Lançada em 1968, Domingo no Parque foi performada inicialmente por Gilberto Gil em conjunto com o mutantes em um festival da canção, após a apresentação a música teve enorme êxito comercial, se tornando um hit do final da década de 60. A obra experimental contava com as (na época) polêmicas guitarras elétricas, além de violão, uma orquestra e sons experimentais, era realmente uma obra disruptiva para o momento.

A narrativa é construída em volta da história de dois amigos, João e José, homens de personalidades completamente distintas, mas que entram em conflito pelo coração de Juliana. Nesse momento o mote da história muda (tal como a música) e vira uma tragédia. A canção (menos política que as outras duas obras citadas) também é um retrato da realidade brasileira.

“Domingo no Parque” interpretada pela primeira vez por Gilberto Gil e Os Mutantes no Festival da Record.

Relações de intertextualidade entre as obras:

Apesar de não terem relações diretas, as obras constroem entre si relações de intertextualidade não apenas pelo período histórico, político e social que foram concebidas, mas também pelas inspirações e referências comuns que carregar, nesse sentido é possível destacar os seguintes pontos de intersecção entre elas:

Ditadura

Talvez o ponto que mais une as obras seja o regime militar brasileiro instaurado em 1964 e findado em 1985, esse período soturno de grande desesperança e caos na história do Brasil foi o ponto que mais unem essas obras em um mesmo contexto social. Por serem todas dos primeiros e piores anos da ditadura, as obras refletem igualmente um certo pessimismo não apenas político, mas da vida, com exceção da obra de Vinicius as outras obras são grandes tragédias brasileira, que não tem um arco de redenção ou final feliz, mas um ar de desesperança e tragédia, como era de se esperar do período.
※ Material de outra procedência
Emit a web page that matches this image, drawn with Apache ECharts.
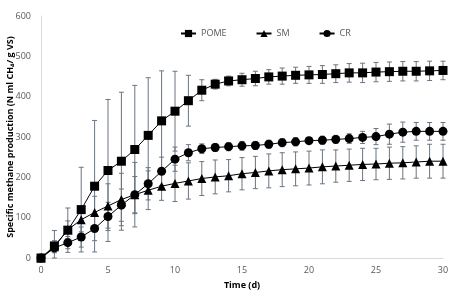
<!DOCTYPE html>
<html>
<head>
<meta charset="utf-8">
<script src="https://cdn.jsdelivr.net/npm/echarts@6/dist/echarts.min.js"></script>
<style>
  html, body { margin: 0; padding: 0; background: #fff; }
  #chart { width: 460px; height: 304px; }
</style>
</head>
<body>
<div id="chart"></div>
<script>
// days 0..30
const days = Array.from({ length: 31 }, (_, i) => i);

const pome = [0, 30, 69, 120, 178, 217, 240, 269, 304, 340, 364, 390, 416, 431, 439, 442,
  445, 449, 451, 453, 454, 455, 457, 459, 459, 461, 462, 463, 463, 464, 465];
const pomeErr = [0, 38, 55, 105, 163, 176, 171, 159, 143, 124, 99, 63, 26, 12, 12, 16,
  18, 18, 20, 20, 21, 22, 22, 23, 24, 24, 24, 24, 24, 24, 23];

const sm = [0, 28, 70, 95, 113, 129, 145, 157, 168, 178, 185, 191, 197, 201, 204, 209,
  212, 216, 219, 221, 223, 226, 228, 230, 232, 233, 235, 236, 238, 240, 240];
const smErr = [0, 15, 22, 30, 40, 55, 65, 80, 48, 35, 45, 45, 42, 42, 40, 40,
  40, 42, 42, 42, 42, 42, 40, 40, 40, 39, 40, 40, 40, 42, 42];

const cr = [0, 25, 38, 52, 73, 103, 131, 157, 184, 215, 245, 261, 271, 274, 276, 278,
  279, 282, 286, 288, 291, 292, 294, 296, 299, 301, 307, 312, 314, 314, 314];
const crErr = [0, 10, 15, 25, 30, 35, 40, 45, 40, 35, 30, 20, 12, 10, 10, 11,
  10, 10, 10, 10, 8, 10, 10, 12, 15, 20, 25, 25, 22, 22, 22];

const yTicks = [0, 100, 200, 300, 400, 500, 600];
const xTicks = [0, 5, 10, 15, 20, 25, 30];

function errData(vals, errs) {
  return days.map((d, i) => [d, Math.max(0, vals[i] - errs[i]), vals[i] + errs[i]]);
}

function errSeries(vals, errs) {
  return {
    type: 'custom',
    silent: true,
    z: 1,
    renderItem: function (params, api) {
      const x = api.value(0);
      const top = api.coord([x, api.value(2)]);
      const bot = api.coord([x, api.value(1)]);
      const cap = 2.5;
      const style = { stroke: '#6b7480', lineWidth: 1 };
      return {
        type: 'group',
        children: [
          { type: 'line', shape: { x1: top[0], y1: top[1], x2: bot[0], y2: bot[1] }, style },
          { type: 'line', shape: { x1: top[0] - cap, y1: top[1], x2: top[0] + cap, y2: top[1] }, style },
          { type: 'line', shape: { x1: bot[0] - cap, y1: bot[1], x2: bot[0] + cap, y2: bot[1] }, style }
        ]
      };
    },
    data: errData(vals, errs)
  };
}

function lineSeries(name, vals, symbol, size) {
  return {
    name: name,
    type: 'line',
    z: 3,
    data: days.map((d, i) => [d, vals[i]]),
    symbol: symbol,
    symbolSize: size,
    showSymbol: true,
    lineStyle: { color: '#000', width: 1 },
    itemStyle: { color: '#000' },
    animation: false
  };
}

const chart = echarts.init(document.getElementById('chart'));
chart.setOption({
  animation: false,
  textStyle: { fontFamily: 'Open Sans, Roboto, sans-serif' },
  grid: { left: 41, right: 17, top: 16, bottom: 46, containLabel: false, outerBoundsMode: 'none' },
  legend: {
    top: 24,
    left: 175,
    itemGap: 29,
    itemWidth: 15,
    itemHeight: 9,
    textStyle: { color: '#595959', fontSize: 9 },
    data: ['POME', 'SM', 'CR']
  },
  xAxis: {
    type: 'value',
    min: 0,
    max: 30,
    interval: 5,
    name: 'Time (d)',
    nameLocation: 'middle',
    nameGap: 23,
    nameMoveOverlap: false,
    nameTextStyle: { color: '#000', fontSize: 9, fontWeight: 'bold' },
    axisLine: { lineStyle: { color: '#d9d9d9' } },
    axisTick: { show: false },
    splitLine: { show: false },
    axisLabel: {
      color: '#595959', fontSize: 9, margin: 8,
      formatter: v => xTicks.includes(v) ? String(v) : ''
    }
  },
  yAxis: {
    type: 'value',
    min: 0,
    max: 600,
    interval: 100,
    name: 'Specific methane production (N ml CH\u2084/ g VS)',
    nameLocation: 'middle',
    nameGap: 26,
    nameMoveOverlap: false,
    nameTextStyle: { color: '#000', fontSize: 9, fontWeight: 'bold' },
    axisLine: { show: true, lineStyle: { color: '#d9d9d9' } },
    axisTick: { show: false },
    splitLine: { show: false },
    axisLabel: {
      color: '#595959', fontSize: 9, margin: 10,
      formatter: v => yTicks.includes(v) ? String(v) : ''
    }
  },
  series: [
    errSeries(pome, pomeErr),
    errSeries(sm, smErr),
    errSeries(cr, crErr),
    lineSeries('POME', pome, 'rect', 9),
    lineSeries('SM', sm, 'triangle', 9),
    lineSeries('CR', cr, 'circle', 9)
  ]
});
</script>
</body>
</html>
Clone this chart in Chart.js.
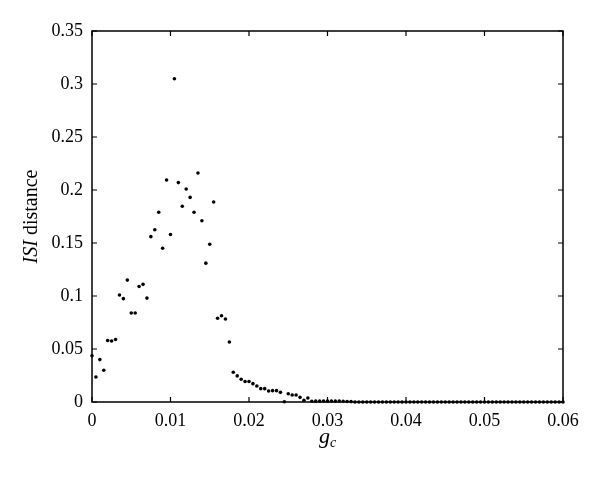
<!DOCTYPE html>
<html>
<head>
<meta charset="utf-8">
<script src="https://cdn.jsdelivr.net/npm/chart.js@4/dist/chart.umd.min.js"></script>
<style>
html,body{margin:0;padding:0;background:#fff;}
canvas{display:block;}
</style>
</head>
<body>
<canvas id="c" width="600" height="479"></canvas>
<script>
const gcValues = [
  0, 0.0005, 0.001, 0.0015, 0.002, 0.0025, 0.003, 0.0035, 0.004, 0.0045,
  0.005, 0.0055, 0.006, 0.0065, 0.007, 0.0075, 0.008, 0.0085, 0.009, 0.0095,
  0.01, 0.0105, 0.011, 0.0115, 0.012, 0.0125, 0.013, 0.0135, 0.014, 0.0145,
  0.015, 0.0155, 0.016, 0.0165, 0.017, 0.0175, 0.018, 0.0185, 0.019, 0.0195,
  0.02, 0.0205, 0.021, 0.0215, 0.022, 0.0225, 0.023, 0.0235, 0.024, 0.0245,
  0.025, 0.0255, 0.026, 0.0265, 0.027, 0.0275, 0.028, 0.0285, 0.029, 0.0295,
  0.03, 0.0305, 0.031, 0.0315, 0.032, 0.0325, 0.033, 0.0335, 0.034, 0.0345,
  0.035, 0.0355, 0.036, 0.0365, 0.037, 0.0375, 0.038, 0.0385, 0.039, 0.0395,
  0.04, 0.0405, 0.041, 0.0415, 0.042, 0.0425, 0.043, 0.0435, 0.044, 0.0445,
  0.045, 0.0455, 0.046, 0.0465, 0.047, 0.0475, 0.048, 0.0485, 0.049, 0.0495,
  0.05, 0.0505, 0.051, 0.0515, 0.052, 0.0525, 0.053, 0.0535, 0.054, 0.0545,
  0.055, 0.0555, 0.056, 0.0565, 0.057, 0.0575, 0.058, 0.0585, 0.059, 0.0595,
  0.06
];
const isiDistance = [
  0.0437, 0.0236, 0.040, 0.030, 0.058, 0.0575, 0.059, 0.101, 0.0975, 0.115,
  0.084, 0.084, 0.109, 0.111, 0.098, 0.156, 0.1625, 0.179, 0.145, 0.2094,
  0.158, 0.305, 0.207, 0.1846, 0.201, 0.193, 0.179, 0.216, 0.171, 0.131,
  0.1488, 0.1887, 0.079, 0.0814, 0.0783, 0.0566, 0.028, 0.0246, 0.0215, 0.0193,
  0.0193, 0.0173, 0.0151, 0.0126, 0.0126, 0.0104, 0.0107, 0.0107, 0.0091, 0.0003,
  0.0078, 0.0066, 0.0066, 0.0044, 0.0016, 0.0038, 0.0007, 0.0008, 0.0008, 0.001,
  0.0008, 0.001, 0.0008, 0.0009, 0.0007, 0.0005, 0.0004, 0, 0, 0,
  0, 0, 0, 0, 0, 0, 0, 0, 0, 0,
  0, 0, 0, 0, 0, 0, 0, 0, 0, 0,
  0, 0, 0, 0, 0, 0, 0, 0, 0, 0,
  0, 0, 0, 0, 0, 0, 0, 0, 0, 0,
  0, 0, 0, 0, 0, 0, 0, 0, 0, 0,
  0
];
const xTicks = [0, 0.01, 0.02, 0.03, 0.04, 0.05, 0.06];
const yTicks = [0, 0.05, 0.1, 0.15, 0.2, 0.25, 0.3, 0.35];
const xTitleMain = 'g';
const xTitleSub = 'c';
const yTitleItalic = 'ISI';
const yTitleRest = ' distance';

const points = gcValues.map((g, i) => ({x: g, y: isiDistance[i]}));
const SERIF = '"Liberation Serif", "DejaVu Serif", serif';

const framePlugin = {
  id: 'frame',
  afterDatasetsDraw(chart) {
    const ctx = chart.ctx;
    const a = chart.chartArea;
    const xs = chart.scales.x, ys = chart.scales.y;
    ctx.save();
    ctx.strokeStyle = '#000';
    ctx.lineWidth = 1.5;
    ctx.strokeRect(a.left, a.top, a.right - a.left, a.bottom - a.top);
    ctx.lineWidth = 1.2;
    const L = 5;
    ctx.beginPath();
    xTicks.forEach(v => {
      const px = xs.getPixelForValue(v);
      ctx.moveTo(px, a.bottom); ctx.lineTo(px, a.bottom - L);
      ctx.moveTo(px, a.top); ctx.lineTo(px, a.top + L);
    });
    yTicks.forEach(v => {
      const py = ys.getPixelForValue(v);
      ctx.moveTo(a.left, py); ctx.lineTo(a.left + L, py);
      ctx.moveTo(a.right, py); ctx.lineTo(a.right - L, py);
    });
    ctx.stroke();

    // x title: g_c
    ctx.fillStyle = '#000';
    ctx.textBaseline = 'alphabetic';
    const cx = (a.left + a.right) / 2;
    ctx.font = 'italic 22px ' + SERIF;
    const gw = ctx.measureText(xTitleMain).width;
    ctx.font = 'italic 14px ' + SERIF;
    const cw = ctx.measureText(xTitleSub).width;
    const startX = cx - (gw + cw) / 2;
    ctx.font = 'italic 22px ' + SERIF;
    ctx.textAlign = 'left';
    ctx.fillText(xTitleMain, startX, 443);
    ctx.font = 'italic 14px ' + SERIF;
    ctx.fillText(xTitleSub, startX + gw, 447);

    // y title: ISI distance
    const cy = (a.top + a.bottom) / 2;
    ctx.translate(37, cy);
    ctx.rotate(-Math.PI / 2);
    ctx.font = 'italic 20px ' + SERIF;
    const iw = ctx.measureText(yTitleItalic).width;
    ctx.font = '20px ' + SERIF;
    const rw = ctx.measureText(yTitleRest).width;
    const sx = -(iw + rw) / 2;
    ctx.font = 'italic 20px ' + SERIF;
    ctx.fillText(yTitleItalic, sx, 0);
    ctx.font = '20px ' + SERIF;
    ctx.fillText(yTitleRest, sx + iw, 0);
    ctx.restore();
  }
};

new Chart(document.getElementById('c'), {
  type: 'scatter',
  data: {
    datasets: [{
      data: points,
      backgroundColor: '#000',
      borderWidth: 0,
      pointRadius: 1.8,
      pointHoverRadius: 1.8,
      clip: false
    }]
  },
  options: {
    responsive: false,
    animation: false,
    events: [],
    layout: { padding: { left: 0, right: 37, top: 31, bottom: 0 } },
    plugins: { legend: { display: false }, tooltip: { enabled: false } },
    scales: {
      x: {
        type: 'linear', min: 0, max: 0.06,
        afterBuildTicks: s => { s.ticks = xTicks.map(v => ({value: v})); },
        afterFit: s => { s.height = 77; },
        grid: { display: false, drawTicks: false },
        border: { display: false },
        ticks: {
          color: '#000', padding: 8, maxRotation: 0, autoSkip: false,
          font: { family: SERIF, size: 18 },
          callback: v => String(v)
        }
      },
      y: {
        type: 'linear', min: 0, max: 0.35,
        afterBuildTicks: s => { s.ticks = yTicks.map(v => ({value: v})); },
        afterFit: s => { s.width = 92; },
        grid: { display: false, drawTicks: false },
        border: { display: false },
        ticks: {
          color: '#000', padding: 9, autoSkip: false,
          font: { family: SERIF, size: 18 },
          callback: v => String(v)
        }
      }
    }
  },
  plugins: [framePlugin]
});
</script>
</body>
</html>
Ademais, os artistas que produziram as 3 obras citadas foram nesse período perseguidos e ameaçados pelo regime militar, logo isso reflete nas obras como sinal de resistência, os discursos construídos nas obras apesar de em maioria pessimista mostram uma resistência, cultural social e política da ditadura e principalmente na obra de Vinicius e Chico a discordância com o sistema vigente que objetifica e menospreza o trabalhador.

Tropicalismo

Outro ponto crucial desse período é que todas as obras citadas são construídas no contexto do tropicalismo. O Tropicalismo ou Tropicália, foi uma vanguarda artística brasileira que visava criar e valorar uma produção artística genuinamente produzida no Brasil, que falasse das dores, problemas, anseios, qualidades e defeitos do Brasil e de seu povo. Esse movimento era focado em construir e criar, apenas… Sem amarras de gênero, sem limitações e principalmente sem censura.

Ambas as obras esbanjam dessa brasilidade experimentalismo e são provavelmente algumas das maiores referências do tropicalismo brasileiro, que tinha por ideal proibir a proibição e considerar justa e válida qualquer forma de expressão artística que exaltasse e/ou criticasse o brasil brasileiro, sem interferências imperialistas ou visões eurocêntricas, mas apenas aquilo que valorizasse nossas raízes.